Нет такого человека, неважно каким бы отчуждённым он ни был, который не обладал бы минимумом творческой энергии, камерой обскурой, защищённой от любого вмешательства лжи и ограничений. В тот день, когда социальная организация установит свой контроль над этой частью человека, она будет править уже только лишь роботами или трупами. И в каком—то смысле поэтому сознание творческой энергии возрастает противоречивым образом в той мере, в какой множатся попытки её интеграции обществом потребления.

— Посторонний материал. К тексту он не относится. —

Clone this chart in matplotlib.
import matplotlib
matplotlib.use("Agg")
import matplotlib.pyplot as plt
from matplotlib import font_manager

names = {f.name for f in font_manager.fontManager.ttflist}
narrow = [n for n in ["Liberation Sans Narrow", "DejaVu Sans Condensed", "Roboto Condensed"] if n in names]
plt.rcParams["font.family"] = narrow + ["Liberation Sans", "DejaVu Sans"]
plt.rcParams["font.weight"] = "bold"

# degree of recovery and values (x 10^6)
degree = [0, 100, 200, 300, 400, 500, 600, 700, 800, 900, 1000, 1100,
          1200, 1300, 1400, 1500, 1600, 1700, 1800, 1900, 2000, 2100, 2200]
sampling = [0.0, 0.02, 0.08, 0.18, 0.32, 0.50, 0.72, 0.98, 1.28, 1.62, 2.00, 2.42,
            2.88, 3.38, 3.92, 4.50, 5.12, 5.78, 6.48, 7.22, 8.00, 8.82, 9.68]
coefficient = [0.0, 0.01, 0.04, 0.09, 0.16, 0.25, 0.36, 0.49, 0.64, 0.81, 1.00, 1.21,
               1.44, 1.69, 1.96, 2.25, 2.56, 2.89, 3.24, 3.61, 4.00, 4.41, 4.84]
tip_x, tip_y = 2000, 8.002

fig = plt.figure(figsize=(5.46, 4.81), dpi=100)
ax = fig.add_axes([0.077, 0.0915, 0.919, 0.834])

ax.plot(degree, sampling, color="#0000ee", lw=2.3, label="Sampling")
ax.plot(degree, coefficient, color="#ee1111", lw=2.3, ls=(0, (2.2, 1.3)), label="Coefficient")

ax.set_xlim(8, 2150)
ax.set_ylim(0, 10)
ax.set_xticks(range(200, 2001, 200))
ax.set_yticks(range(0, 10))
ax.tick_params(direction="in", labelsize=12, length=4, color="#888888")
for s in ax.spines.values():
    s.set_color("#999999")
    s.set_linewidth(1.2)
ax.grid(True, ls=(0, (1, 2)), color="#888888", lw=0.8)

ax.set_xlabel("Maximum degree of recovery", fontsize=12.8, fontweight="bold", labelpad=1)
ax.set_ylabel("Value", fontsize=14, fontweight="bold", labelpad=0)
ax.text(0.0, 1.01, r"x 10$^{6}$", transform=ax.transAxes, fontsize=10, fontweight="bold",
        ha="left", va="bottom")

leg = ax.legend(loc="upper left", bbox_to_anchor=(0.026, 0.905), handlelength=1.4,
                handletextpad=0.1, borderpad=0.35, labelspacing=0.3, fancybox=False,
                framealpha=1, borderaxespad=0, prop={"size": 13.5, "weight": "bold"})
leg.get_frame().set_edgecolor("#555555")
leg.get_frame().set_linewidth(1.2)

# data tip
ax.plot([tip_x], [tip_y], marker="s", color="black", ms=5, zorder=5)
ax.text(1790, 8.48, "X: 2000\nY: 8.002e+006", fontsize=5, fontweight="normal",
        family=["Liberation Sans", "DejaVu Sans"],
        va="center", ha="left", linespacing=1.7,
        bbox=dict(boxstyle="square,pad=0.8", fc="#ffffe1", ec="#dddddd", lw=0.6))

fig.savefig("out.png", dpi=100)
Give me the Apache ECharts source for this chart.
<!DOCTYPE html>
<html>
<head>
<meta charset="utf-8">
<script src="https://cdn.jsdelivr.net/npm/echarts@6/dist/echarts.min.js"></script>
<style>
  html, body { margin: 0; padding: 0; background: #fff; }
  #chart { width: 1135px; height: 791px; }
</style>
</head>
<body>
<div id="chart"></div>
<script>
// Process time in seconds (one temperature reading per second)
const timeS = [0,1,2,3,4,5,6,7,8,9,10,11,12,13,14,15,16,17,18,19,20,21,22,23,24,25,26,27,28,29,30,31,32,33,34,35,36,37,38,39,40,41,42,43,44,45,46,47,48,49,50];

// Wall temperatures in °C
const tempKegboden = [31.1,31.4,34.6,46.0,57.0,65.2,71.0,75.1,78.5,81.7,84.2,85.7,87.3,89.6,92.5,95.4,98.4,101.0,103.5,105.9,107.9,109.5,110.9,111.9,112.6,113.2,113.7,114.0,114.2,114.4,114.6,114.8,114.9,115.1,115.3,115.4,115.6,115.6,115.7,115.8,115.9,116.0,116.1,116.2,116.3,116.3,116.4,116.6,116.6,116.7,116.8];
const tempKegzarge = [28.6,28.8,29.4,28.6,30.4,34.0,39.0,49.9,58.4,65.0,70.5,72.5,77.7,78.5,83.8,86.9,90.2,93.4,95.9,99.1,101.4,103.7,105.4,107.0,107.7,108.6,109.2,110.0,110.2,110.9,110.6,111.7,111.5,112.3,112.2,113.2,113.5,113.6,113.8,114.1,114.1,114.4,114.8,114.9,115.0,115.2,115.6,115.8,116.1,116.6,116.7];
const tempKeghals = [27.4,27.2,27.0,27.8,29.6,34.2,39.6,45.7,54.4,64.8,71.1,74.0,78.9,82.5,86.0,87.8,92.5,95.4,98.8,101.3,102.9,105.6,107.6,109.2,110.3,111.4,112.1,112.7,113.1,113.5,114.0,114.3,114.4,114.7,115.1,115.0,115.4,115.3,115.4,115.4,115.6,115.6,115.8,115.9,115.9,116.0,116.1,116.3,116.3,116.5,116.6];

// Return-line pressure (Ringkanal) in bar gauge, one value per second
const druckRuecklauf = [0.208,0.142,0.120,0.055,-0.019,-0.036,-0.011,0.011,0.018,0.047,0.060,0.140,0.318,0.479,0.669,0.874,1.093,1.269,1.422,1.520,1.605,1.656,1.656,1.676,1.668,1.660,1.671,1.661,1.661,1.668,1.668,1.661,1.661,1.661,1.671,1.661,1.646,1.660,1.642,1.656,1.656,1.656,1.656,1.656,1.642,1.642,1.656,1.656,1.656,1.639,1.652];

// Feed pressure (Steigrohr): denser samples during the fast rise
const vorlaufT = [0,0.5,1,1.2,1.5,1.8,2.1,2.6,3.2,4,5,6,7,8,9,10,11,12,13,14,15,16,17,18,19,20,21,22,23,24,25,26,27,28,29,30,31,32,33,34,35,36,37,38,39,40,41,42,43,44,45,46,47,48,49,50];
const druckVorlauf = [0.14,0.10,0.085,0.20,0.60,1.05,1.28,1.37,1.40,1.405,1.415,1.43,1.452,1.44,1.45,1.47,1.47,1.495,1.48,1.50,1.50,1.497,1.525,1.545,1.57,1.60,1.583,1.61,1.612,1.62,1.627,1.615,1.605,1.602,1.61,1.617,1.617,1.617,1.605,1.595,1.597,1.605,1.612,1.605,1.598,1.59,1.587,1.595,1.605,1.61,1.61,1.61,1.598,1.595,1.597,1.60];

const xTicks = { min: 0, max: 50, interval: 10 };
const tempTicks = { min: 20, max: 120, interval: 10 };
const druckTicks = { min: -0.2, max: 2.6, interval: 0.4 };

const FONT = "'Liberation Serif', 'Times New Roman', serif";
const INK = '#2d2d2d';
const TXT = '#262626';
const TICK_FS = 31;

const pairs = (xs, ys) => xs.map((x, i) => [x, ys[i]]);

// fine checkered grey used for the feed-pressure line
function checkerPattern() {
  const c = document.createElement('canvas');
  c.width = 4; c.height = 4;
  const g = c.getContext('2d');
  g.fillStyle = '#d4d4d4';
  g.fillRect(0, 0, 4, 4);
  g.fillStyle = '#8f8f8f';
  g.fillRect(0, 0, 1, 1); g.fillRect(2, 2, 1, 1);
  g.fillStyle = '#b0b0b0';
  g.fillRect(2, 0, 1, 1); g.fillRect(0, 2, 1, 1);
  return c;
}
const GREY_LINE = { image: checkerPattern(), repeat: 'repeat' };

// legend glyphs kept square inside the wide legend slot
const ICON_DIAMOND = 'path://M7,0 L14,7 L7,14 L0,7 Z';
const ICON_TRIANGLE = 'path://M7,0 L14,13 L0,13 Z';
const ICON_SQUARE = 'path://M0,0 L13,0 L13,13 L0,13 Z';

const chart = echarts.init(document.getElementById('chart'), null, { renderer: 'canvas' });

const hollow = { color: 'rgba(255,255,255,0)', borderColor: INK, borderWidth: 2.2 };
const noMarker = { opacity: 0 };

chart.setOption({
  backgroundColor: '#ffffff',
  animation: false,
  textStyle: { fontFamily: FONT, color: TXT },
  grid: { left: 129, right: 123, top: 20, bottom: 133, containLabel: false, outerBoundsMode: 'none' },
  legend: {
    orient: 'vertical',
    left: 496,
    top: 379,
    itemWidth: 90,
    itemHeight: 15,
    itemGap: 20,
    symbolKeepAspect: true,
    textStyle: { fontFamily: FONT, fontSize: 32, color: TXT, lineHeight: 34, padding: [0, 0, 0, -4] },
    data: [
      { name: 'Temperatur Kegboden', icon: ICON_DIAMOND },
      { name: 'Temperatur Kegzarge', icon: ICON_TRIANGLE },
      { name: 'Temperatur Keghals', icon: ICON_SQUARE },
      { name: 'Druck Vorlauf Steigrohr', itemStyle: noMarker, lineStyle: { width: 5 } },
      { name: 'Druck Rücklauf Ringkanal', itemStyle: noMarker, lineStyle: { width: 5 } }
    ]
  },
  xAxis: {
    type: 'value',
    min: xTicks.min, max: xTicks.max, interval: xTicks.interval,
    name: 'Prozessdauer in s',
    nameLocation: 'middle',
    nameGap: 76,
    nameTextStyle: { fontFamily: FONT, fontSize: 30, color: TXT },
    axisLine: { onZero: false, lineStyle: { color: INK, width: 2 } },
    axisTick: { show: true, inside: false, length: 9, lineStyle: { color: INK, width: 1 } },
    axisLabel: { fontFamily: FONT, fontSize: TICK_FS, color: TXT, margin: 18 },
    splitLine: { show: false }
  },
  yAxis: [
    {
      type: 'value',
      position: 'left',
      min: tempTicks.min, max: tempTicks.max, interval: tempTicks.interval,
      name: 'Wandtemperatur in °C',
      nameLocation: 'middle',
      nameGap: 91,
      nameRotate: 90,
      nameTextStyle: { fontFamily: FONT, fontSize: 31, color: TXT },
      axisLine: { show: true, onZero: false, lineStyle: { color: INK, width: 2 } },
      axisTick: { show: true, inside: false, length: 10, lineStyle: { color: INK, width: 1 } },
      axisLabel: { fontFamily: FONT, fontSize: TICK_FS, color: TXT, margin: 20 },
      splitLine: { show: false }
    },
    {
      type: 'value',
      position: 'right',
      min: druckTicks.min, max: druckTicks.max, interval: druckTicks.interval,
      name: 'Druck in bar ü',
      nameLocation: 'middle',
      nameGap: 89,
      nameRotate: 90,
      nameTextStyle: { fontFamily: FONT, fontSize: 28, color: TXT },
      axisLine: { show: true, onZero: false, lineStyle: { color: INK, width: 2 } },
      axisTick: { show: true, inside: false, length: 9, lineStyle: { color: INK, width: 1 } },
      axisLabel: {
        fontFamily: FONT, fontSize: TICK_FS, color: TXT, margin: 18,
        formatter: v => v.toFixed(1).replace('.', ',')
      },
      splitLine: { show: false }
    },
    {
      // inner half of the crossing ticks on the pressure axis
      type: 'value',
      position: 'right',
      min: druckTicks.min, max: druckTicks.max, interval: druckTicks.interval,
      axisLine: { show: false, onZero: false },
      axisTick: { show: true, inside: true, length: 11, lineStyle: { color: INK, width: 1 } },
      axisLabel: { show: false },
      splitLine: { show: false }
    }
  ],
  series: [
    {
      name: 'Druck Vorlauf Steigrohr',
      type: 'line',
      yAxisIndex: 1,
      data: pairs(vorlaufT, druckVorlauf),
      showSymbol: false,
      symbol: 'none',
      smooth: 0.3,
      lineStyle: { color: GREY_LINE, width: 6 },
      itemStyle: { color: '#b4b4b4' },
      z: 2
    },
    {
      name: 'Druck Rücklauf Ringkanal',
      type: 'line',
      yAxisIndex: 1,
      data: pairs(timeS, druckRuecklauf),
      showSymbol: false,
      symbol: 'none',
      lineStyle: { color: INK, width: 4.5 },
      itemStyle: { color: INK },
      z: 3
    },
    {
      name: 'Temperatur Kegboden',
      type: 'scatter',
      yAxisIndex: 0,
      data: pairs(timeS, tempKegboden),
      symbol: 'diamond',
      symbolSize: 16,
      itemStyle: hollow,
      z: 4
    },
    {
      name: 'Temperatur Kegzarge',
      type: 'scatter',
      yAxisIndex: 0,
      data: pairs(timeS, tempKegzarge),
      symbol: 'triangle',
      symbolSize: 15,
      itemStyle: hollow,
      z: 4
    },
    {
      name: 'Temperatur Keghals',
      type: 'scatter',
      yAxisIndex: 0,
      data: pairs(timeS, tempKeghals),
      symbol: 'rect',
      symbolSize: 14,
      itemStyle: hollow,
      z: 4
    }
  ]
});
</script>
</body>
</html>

Аргус слеп к ближайшей угрозе. В царстве количественного, качество не обладает легально признанным существованием. Именно это хранит и подпитывает его. Маниакальная погоня за количеством, парадоксальным образом, порождает неудовлетворённость и абсолютное желание качества, как я упоминал выше. Чем больше осуществляется ограничений во имя свободы потребления, тем больше вырастающая из этого болезнь обостряет жажду тотальной свободы. Угнетённая творческая энергия в чём—то проявляется в энергии, растрачиваемой рабочим во время кризиса производственного общества. Маркс раз и навсегда развенчал отчуждение творческой энергии в наёмном труде, в эксплуатации производителя. В той мере в какой капиталистическая система и её приспешники (те же антагонисты) терпят поражение на производственном фронте, они стремятся к компенсации в сфере потребления. В соответствии с их директивами, человек, освобождаясь от своих функций производителя, должен попадать в плен своей новой функции, функции потребителя. Предлагая творческой энергии, наконец—то высвобождающейся благодаря сокращению рабочего дня, смутные территории досуга, добрые благодетели гуманизма лишь воспитывают армию, готовую к муштре на поле потребительной экономики. Сейчас, когда отчуждение потребителя выходит на свет благодаря диалектике самого потребления, какая тюрьма готовится к приёму самой подрывной творческой индивидуальности? Я уже говорил, что последний шанс правителей лежит в превращении каждого в организатора своей собственной пассивности.